Ahora ya con 60 años cumplidos sigue trabajando sin descanso. Su madre falleció hace tres lustros luego de una larga lucha contra la depresión. Para ese tiempo Juan se había casado y había formado una familia. Cerré mi libreta y puse el grabador.

-Al ser mayor de edad, tener experiencia y recomendaciones, los trabajos fueron apareciendo. Trabaje en todas las cocinas que te puedas imaginar, pasando por todos los puestos. Junté lo necesario para abrir mi primer restaurante en el que trabajé de sol a sol y que casi me cuesta a mi familia. Fueron años en los que me obsesioné por crecer y «El Tunante», mi primer restaurante, fue haciéndose conocido. «El Tunante II» y «El Tunante III» fueron el punto final. Más que tres restaurantes no podía ocuparme sin perder la calidad.
Luego de eso formó una familia y pudo darles a sus hijos la infancia que él no tuvo.

-Relatas tus penurias con tanta calma. ¿Cuando sentiste un cambio en tu vida?

-Cuando falleció mi mamá y me quedé completamente solo. Ahí me di cuenta que en realidad no estaba solo. Tenía a mi esposa y a mis hijos y debía cuidar de ellos.

-Habiendo creado ya un nombre, un sello de calidad, ¿sientes que tus sueños se hicieron realidad?

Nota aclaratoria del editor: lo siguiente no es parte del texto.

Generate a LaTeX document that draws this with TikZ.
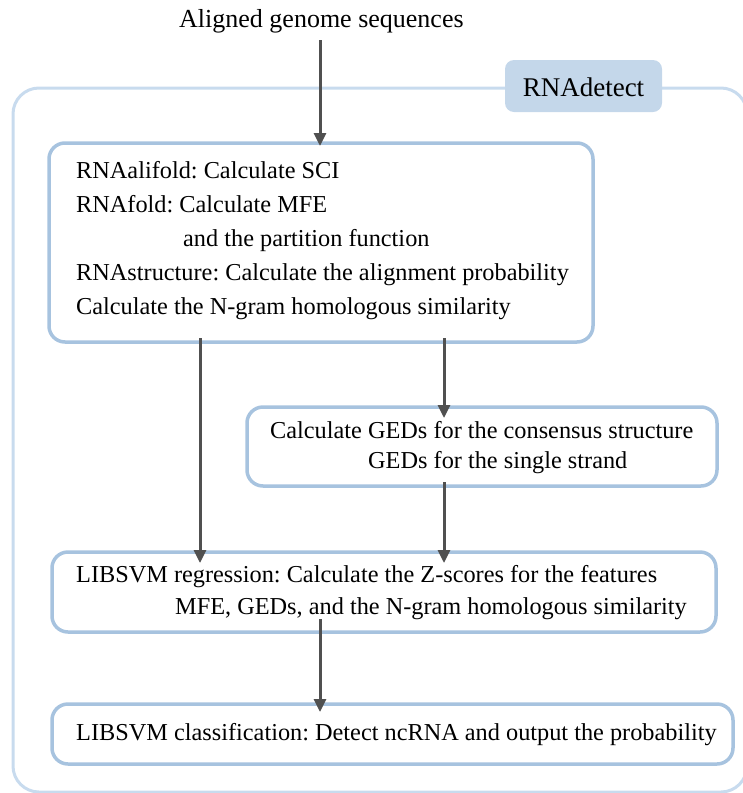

-¿Sabes lo que siento ahora?. Siento que por fin puedo comenzar a disfrutar de la vida – me dijo, mostrándome una foto de él, su madre, su esposa y sus hijos.

— o—

Algunos consideran a la infancia como una época de juegos.
Otros como una tortura hasta crecer.
Algunos no supieron que la vida se puede disfrutar.
Otros no lo saben hacer.

Las realidades de cada uno son distintas, pero si conoces las historias, ayúdalos con lo que puedas. No le cierres los ojos por no tener. Valora el esfuerzo del otro, aunque no te traiga ningún beneficio. Ellos te lo agradecerán.